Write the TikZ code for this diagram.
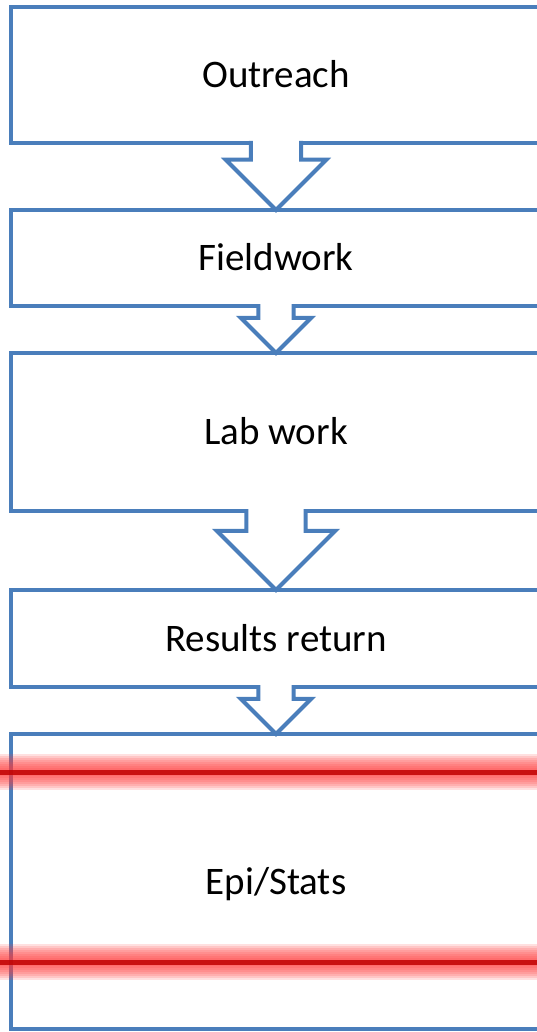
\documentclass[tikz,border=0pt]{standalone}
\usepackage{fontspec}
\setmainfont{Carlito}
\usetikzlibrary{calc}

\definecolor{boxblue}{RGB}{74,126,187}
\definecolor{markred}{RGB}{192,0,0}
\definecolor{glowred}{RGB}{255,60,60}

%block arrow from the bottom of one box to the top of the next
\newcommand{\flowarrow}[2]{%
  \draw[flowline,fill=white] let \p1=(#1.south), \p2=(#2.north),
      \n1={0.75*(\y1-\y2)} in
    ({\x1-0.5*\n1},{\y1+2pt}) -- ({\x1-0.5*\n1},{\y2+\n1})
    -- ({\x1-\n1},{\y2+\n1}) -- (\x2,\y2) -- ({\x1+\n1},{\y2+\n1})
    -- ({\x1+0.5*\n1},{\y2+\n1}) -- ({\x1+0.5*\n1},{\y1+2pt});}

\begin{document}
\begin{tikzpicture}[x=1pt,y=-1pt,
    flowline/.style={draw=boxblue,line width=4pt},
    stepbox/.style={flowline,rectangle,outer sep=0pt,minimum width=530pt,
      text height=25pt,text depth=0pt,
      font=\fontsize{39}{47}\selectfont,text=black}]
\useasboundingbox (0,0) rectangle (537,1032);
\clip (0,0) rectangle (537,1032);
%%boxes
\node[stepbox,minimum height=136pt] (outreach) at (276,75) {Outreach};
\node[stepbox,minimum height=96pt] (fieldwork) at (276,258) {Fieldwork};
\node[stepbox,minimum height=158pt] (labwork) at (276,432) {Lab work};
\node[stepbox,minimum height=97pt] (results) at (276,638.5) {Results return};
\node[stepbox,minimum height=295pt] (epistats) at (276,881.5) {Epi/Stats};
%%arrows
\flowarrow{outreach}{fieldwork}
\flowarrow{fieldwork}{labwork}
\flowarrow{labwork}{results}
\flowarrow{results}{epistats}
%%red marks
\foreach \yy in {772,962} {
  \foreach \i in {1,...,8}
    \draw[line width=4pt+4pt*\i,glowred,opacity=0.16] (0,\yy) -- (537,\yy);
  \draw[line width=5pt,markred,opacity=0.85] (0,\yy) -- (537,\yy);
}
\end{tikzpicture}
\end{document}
= = =
- _REQUIRED TASK_
Reproduce the data word for word, excluding its pictures.

- _OUTPUT_
Write the TikZ code for this diagram.
\documentclass[tikz,border=0pt]{standalone}
\usepackage{fontspec}
\setmainfont{Carlito}
\usetikzlibrary{calc}

\definecolor{boxblue}{RGB}{74,126,187}
\definecolor{markred}{RGB}{192,0,0}
\definecolor{glowred}{RGB}{255,60,60}

%block arrow from the bottom of one box to the top of the next
\newcommand{\flowarrow}[2]{%
  \draw[flowline,fill=white] let \p1=(#1.south), \p2=(#2.north),
      \n1={0.75*(\y1-\y2)} in
    ({\x1-0.5*\n1},{\y1+2pt}) -- ({\x1-0.5*\n1},{\y2+\n1})
    -- ({\x1-\n1},{\y2+\n1}) -- (\x2,\y2) -- ({\x1+\n1},{\y2+\n1})
    -- ({\x1+0.5*\n1},{\y2+\n1}) -- ({\x1+0.5*\n1},{\y1+2pt});}

\begin{document}
\begin{tikzpicture}[x=1pt,y=-1pt,
    flowline/.style={draw=boxblue,line width=4pt},
    stepbox/.style={flowline,rectangle,outer sep=0pt,minimum width=530pt,
      text height=25pt,text depth=0pt,
      font=\fontsize{39}{47}\selectfont,text=black}]
\useasboundingbox (0,0) rectangle (537,1032);
\clip (0,0) rectangle (537,1032);
%%boxes
\node[stepbox,minimum height=136pt] (outreach) at (276,75) {Outreach};
\node[stepbox,minimum height=96pt] (fieldwork) at (276,258) {Fieldwork};
\node[stepbox,minimum height=158pt] (labwork) at (276,432) {Lab work};
\node[stepbox,minimum height=97pt] (results) at (276,638.5) {Results return};
\node[stepbox,minimum height=295pt] (epistats) at (276,881.5) {Epi/Stats};
%%arrows
\flowarrow{outreach}{fieldwork}
\flowarrow{fieldwork}{labwork}
\flowarrow{labwork}{results}
\flowarrow{results}{epistats}
%%red marks
\foreach \yy in {772,962} {
  \foreach \i in {1,...,8}
    \draw[line width=4pt+4pt*\i,glowred,opacity=0.16] (0,\yy) -- (537,\yy);
  \draw[line width=5pt,markred,opacity=0.85] (0,\yy) -- (537,\yy);
}
\end{tikzpicture}
\end{document}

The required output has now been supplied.